Europe and the United States can better confront regional challenges together.
But in order to face regional and other challenges, we need to formulate the most expedient power-sharing possible with each side undertaking the responsibilities it is most fit to bear. In this context, European soft power is a desired corollary to US military might. Still, Europe must develop, as it is already slowly doing, its own military capability, which is crucial, particularly in regions where only Europe can be an acceptable mediator to all. This is a lesson we have learnt in the most recent Middle East crisis.
Europe and the US can, likewise, better guarantee together the security of energy supply and confront dangers emanating from its disruption.

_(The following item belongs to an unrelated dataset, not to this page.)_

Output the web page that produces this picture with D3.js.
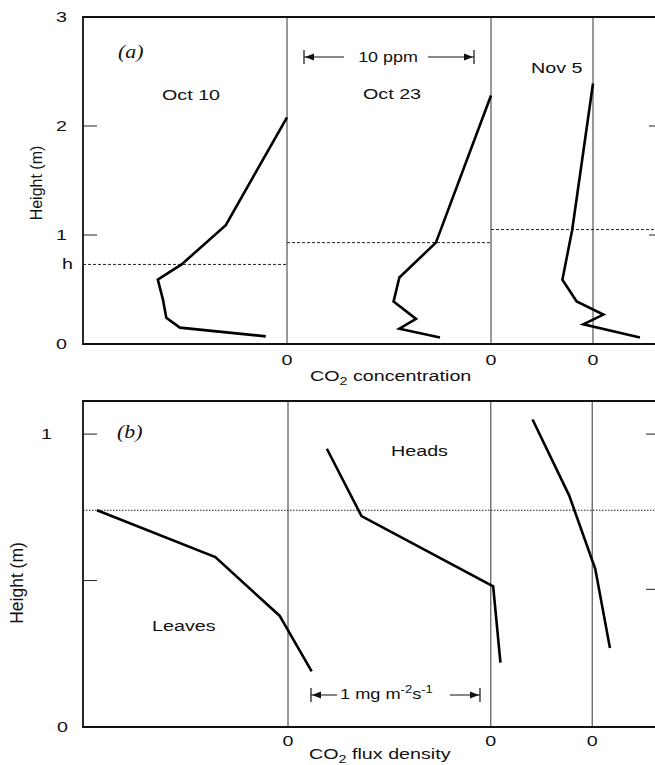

They can also better face together individual countries which threaten world security with, weapons of mass destruction, aggression against their neighbouring countries, or attacks against sections of their own population.
Cooperation between the United States and the EU to prevent Iran from developing nuclear weapons is perhaps the most prominent example of the need for greater consultation and policy coordination. But not the only one. The US and the EU have been working closely in the Balkans, Belarus and Sudan among others.
To my mind a Europe capable of achieving a Synthesis of opinions on its own future will certainly be in a more advantageous position to define the exact nature of her relationship with the US and to promote it more effectively.
In any case, the nature of the relationship will be determined, after all, by the challenges we both face; by the fact that most of us belong to NATO as well – and the reality that NATO is in need of redefining its own role too.
We face grave common challenges, both new and old, and we must undertake our global responsibilities with a shared “hue of resolution,” to quote Shakespeare.
We no longer have the luxury of time. If we are to confront these threats successfully, we, Americans and Europeans, must move swiftly to find common ground and common purpose.